Rojava devriminin bütün halkların devrimi olduğunu söyleyen Efrîn, “Rojava devrimi Kürt halkının yanında diğer bütün halkların devrimidir. Çünkü birçok güç bu devrim içerisinde kendini gördü ve yerini aldı. Halkların örgütlülüğü bugün hem Kuzey Suriye’de hem de Kuzey Kürdistan’da kendini örgütlemiştir. Kuzey Kürdistan’da halklar HDP içerisinde kendi örgütlülüklerini oluşturdular. Yine HDP ile Türkiye halklarının örgütlülüğüne dönüşmüştür. Bugün AKP hükümeti Türkiye’yi açık bir cezaevine çevirmiş durumdadır. Bunun için bu örgütlülük kendini hem askeri alanda, hem de toplumsal alanda güçlü kılmalı ve Kobanê serhıldanın da olduğu gibi ortaya çıkarmalıdır. Önümüzdeki dönemlerde öyle anlar var ki bu anlar devrim anları olmalıdır. Bu Türkiye, Güney ve Doğu Kürdistan için de geçerlidir. Yani bu anlar halkın patlama anları olmalıdır. Rojava Kürdistan’ını savunarak, tehlikeyi büyüklüğünü ortaya koydu. Şuanda faşist Türk devleti Kobanê, Efrin, Cizîr ve Kuzey Suriye’de Kürt halkının kazanımlarını tehdit etmektedir. Bu tehditlere karşı cevap Kuzey Suriye bileşenlerinin ve Demokratik Suriye Güçlerinin devasa iki hamlesidir” şeklinde konuştu.

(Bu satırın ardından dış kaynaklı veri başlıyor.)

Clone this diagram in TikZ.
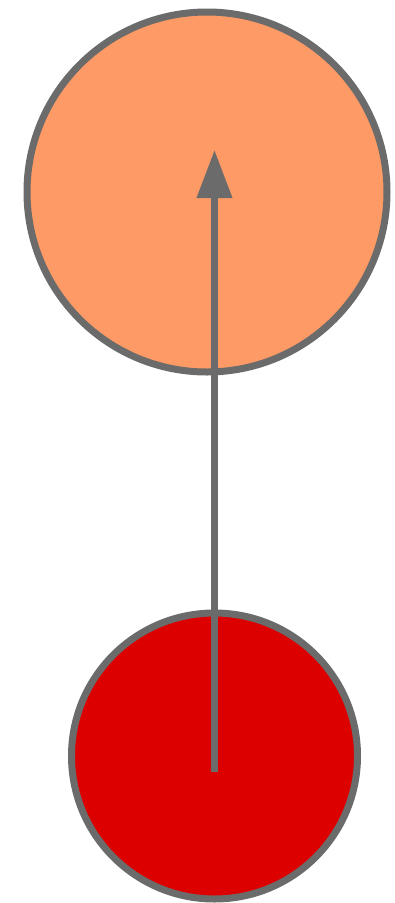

‘İNKAR POLİTİKALARI HALKLARIN DEMOKRATİK BİRLİĞİYLE BOŞA ÇIKARILIR’

Tarihi Kobanê direnişinin genel komutanlarından Narin Efrîn son olarak şunları belirtti: “Arap halkının bilinçliliği ortak yaşam ile gücünü bugün devrimin teminatına çevirdi. Eğer yarın Türk devletinden Rojava’ya yönelik bir saldırı gelişirse sadece Efrin, Kobanê ve Cizre kantonlarında yaşayan halkının tepkisi olmamalıdır. Minbic, Girê Spî, Raqqa ve tüm Kuzey Suriye halkı bu saldırılar karşısında durmalıdır. Ancak bu şekilde Türk devletinin saldırıları kırılır. Bugün de Türk devleti bazı bahanelerle Kuzey Suriye’ye girmek istiyor. Fakat Kuzey Suriye’de oluşturulan demokratik yaşam, ortak yürütme meclisi ve komünler ile Türk devletinin imha, inkar politikaları boşa düşürülmektedir. Bugün buna daha çok ihtiyaç vardır; ulusal birlik, halkların birlikteliği, demokratik ulus inşası ve ortak yaşamın ortaya çıkardığı özgürlük sistemi faşizm ve Türk devletinin yaklaşımını boşa çıkaran yegane karşı duruştur.”